* CHALLENGE *
In the records below, find the line containing "Generate a LaTeX" and the line containing "(chaudiere-text) at (58,72)". Give again exactly those lines and every line between them, omitting the pictures.

* MATERIAL PROVIDED *

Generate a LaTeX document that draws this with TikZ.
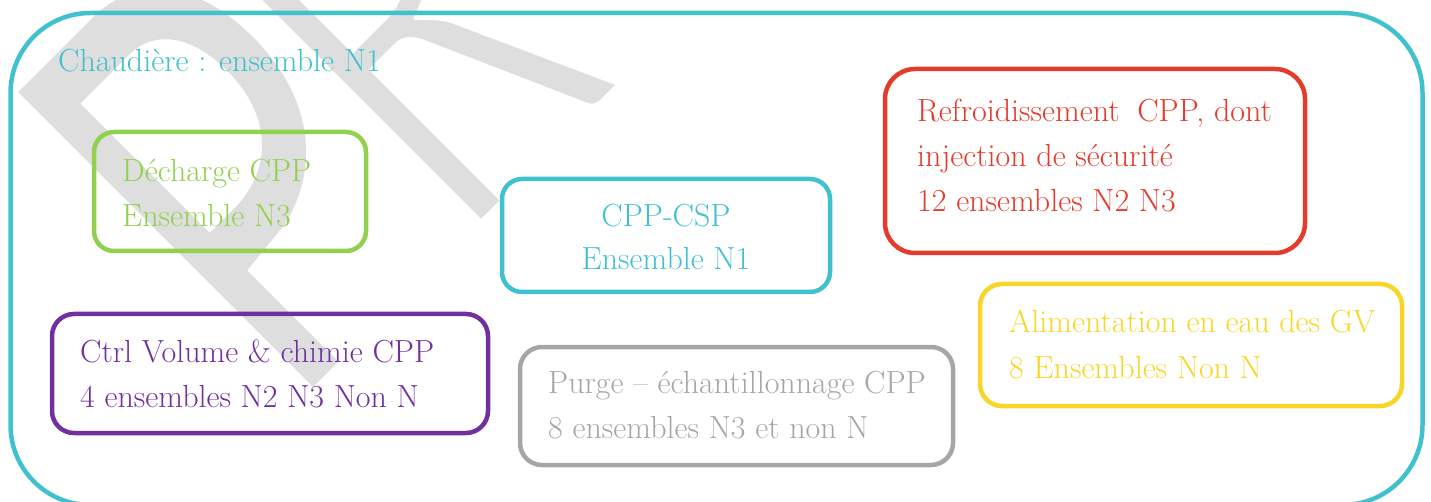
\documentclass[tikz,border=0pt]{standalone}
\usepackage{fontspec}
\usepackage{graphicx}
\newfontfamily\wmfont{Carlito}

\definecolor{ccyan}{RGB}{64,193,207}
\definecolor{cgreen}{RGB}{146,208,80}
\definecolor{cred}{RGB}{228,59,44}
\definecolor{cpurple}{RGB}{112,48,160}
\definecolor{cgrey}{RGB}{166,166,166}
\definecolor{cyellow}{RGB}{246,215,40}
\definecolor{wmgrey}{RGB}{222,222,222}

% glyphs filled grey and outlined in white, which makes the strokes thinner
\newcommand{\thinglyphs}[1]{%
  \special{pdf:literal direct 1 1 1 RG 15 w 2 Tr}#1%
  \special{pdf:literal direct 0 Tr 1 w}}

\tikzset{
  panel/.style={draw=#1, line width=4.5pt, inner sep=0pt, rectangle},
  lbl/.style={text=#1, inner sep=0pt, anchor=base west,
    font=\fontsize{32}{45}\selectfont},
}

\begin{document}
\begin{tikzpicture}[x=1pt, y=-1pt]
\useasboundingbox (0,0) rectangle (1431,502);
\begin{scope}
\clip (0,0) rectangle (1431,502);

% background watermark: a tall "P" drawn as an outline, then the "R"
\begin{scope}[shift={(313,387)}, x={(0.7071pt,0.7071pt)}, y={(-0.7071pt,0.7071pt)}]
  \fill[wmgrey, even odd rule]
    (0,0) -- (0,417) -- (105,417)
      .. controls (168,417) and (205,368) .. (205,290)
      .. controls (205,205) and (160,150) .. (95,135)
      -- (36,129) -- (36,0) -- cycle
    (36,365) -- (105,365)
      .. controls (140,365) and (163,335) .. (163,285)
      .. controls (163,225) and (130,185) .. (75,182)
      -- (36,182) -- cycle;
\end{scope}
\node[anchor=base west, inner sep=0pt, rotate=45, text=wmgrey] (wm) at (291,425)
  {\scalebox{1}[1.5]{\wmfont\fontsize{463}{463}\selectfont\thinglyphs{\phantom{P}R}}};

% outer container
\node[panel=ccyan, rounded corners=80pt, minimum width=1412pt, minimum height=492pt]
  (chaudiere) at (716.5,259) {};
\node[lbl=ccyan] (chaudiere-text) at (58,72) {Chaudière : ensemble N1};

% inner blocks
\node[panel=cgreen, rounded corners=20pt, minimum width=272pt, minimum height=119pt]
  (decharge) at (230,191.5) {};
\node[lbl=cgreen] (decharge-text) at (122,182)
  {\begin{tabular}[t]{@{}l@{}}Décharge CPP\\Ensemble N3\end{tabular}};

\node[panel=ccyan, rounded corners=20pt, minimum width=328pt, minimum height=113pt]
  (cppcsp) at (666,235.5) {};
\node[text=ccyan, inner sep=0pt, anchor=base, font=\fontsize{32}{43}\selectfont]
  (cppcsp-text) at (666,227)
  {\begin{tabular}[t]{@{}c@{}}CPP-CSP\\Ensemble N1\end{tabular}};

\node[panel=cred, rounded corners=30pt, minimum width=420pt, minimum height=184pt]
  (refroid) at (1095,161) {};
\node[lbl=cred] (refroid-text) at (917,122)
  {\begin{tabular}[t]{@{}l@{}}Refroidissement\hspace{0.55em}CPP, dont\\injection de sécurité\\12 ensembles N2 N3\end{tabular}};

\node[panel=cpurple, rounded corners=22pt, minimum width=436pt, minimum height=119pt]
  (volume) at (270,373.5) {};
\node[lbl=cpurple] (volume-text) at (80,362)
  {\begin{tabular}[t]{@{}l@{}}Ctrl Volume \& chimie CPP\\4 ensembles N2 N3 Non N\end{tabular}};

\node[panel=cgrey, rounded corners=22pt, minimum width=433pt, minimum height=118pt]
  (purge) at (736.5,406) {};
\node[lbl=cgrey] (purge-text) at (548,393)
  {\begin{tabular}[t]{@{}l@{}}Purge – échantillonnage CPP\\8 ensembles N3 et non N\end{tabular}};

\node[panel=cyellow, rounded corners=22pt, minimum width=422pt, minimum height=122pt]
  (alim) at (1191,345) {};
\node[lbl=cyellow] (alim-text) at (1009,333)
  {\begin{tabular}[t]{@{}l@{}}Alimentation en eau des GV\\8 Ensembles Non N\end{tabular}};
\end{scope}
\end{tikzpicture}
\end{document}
---
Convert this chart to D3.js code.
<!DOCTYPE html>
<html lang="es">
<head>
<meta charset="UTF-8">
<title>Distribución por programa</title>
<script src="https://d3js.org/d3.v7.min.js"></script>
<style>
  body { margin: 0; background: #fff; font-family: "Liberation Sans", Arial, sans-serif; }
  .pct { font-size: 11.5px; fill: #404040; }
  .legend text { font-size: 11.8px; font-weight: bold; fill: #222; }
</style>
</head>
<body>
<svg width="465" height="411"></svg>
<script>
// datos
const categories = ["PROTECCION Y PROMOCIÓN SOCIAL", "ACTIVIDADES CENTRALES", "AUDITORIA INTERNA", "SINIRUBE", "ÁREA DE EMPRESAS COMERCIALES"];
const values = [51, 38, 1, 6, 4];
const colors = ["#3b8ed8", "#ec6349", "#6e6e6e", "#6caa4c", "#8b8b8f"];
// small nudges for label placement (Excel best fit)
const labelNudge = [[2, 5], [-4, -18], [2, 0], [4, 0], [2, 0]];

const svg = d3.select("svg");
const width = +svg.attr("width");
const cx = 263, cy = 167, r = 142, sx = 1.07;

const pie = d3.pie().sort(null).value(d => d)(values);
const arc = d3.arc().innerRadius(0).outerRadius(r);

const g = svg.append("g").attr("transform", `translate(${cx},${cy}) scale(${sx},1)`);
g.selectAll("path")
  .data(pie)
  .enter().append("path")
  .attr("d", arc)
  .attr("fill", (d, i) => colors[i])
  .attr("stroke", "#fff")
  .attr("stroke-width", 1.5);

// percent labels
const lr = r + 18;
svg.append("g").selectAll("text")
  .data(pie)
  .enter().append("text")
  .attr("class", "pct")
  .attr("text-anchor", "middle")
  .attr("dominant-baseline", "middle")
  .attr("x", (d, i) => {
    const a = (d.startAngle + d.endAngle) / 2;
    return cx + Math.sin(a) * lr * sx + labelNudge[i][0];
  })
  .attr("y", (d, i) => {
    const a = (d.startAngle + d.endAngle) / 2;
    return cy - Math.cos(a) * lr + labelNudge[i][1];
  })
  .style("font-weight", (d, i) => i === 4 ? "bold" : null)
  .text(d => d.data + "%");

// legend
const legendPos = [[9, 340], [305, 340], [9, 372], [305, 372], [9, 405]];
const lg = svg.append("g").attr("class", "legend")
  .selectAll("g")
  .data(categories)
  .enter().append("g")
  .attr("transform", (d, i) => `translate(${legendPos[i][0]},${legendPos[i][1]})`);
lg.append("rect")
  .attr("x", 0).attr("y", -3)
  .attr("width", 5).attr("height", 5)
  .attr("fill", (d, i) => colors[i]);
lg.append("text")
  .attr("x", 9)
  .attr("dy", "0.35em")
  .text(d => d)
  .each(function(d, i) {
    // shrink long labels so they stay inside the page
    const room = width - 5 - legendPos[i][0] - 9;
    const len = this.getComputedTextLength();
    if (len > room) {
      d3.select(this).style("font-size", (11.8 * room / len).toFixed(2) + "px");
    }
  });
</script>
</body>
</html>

* TASK RESPONSE *
Generate a LaTeX document that draws this with TikZ.
\documentclass[tikz,border=0pt]{standalone}
\usepackage{fontspec}
\usepackage{graphicx}
\newfontfamily\wmfont{Carlito}

\definecolor{ccyan}{RGB}{64,193,207}
\definecolor{cgreen}{RGB}{146,208,80}
\definecolor{cred}{RGB}{228,59,44}
\definecolor{cpurple}{RGB}{112,48,160}
\definecolor{cgrey}{RGB}{166,166,166}
\definecolor{cyellow}{RGB}{246,215,40}
\definecolor{wmgrey}{RGB}{222,222,222}

% glyphs filled grey and outlined in white, which makes the strokes thinner
\newcommand{\thinglyphs}[1]{%
  \special{pdf:literal direct 1 1 1 RG 15 w 2 Tr}#1%
  \special{pdf:literal direct 0 Tr 1 w}}

\tikzset{
  panel/.style={draw=#1, line width=4.5pt, inner sep=0pt, rectangle},
  lbl/.style={text=#1, inner sep=0pt, anchor=base west,
    font=\fontsize{32}{45}\selectfont},
}

\begin{document}
\begin{tikzpicture}[x=1pt, y=-1pt]
\useasboundingbox (0,0) rectangle (1431,502);
\begin{scope}
\clip (0,0) rectangle (1431,502);

% background watermark: a tall "P" drawn as an outline, then the "R"
\begin{scope}[shift={(313,387)}, x={(0.7071pt,0.7071pt)}, y={(-0.7071pt,0.7071pt)}]
  \fill[wmgrey, even odd rule]
    (0,0) -- (0,417) -- (105,417)
      .. controls (168,417) and (205,368) .. (205,290)
      .. controls (205,205) and (160,150) .. (95,135)
      -- (36,129) -- (36,0) -- cycle
    (36,365) -- (105,365)
      .. controls (140,365) and (163,335) .. (163,285)
      .. controls (163,225) and (130,185) .. (75,182)
      -- (36,182) -- cycle;
\end{scope}
\node[anchor=base west, inner sep=0pt, rotate=45, text=wmgrey] (wm) at (291,425)
  {\scalebox{1}[1.5]{\wmfont\fontsize{463}{463}\selectfont\thinglyphs{\phantom{P}R}}};

% outer container
\node[panel=ccyan, rounded corners=80pt, minimum width=1412pt, minimum height=492pt]
  (chaudiere) at (716.5,259) {};
\node[lbl=ccyan] (chaudiere-text) at (58,72) {Chaudière : ensemble N1};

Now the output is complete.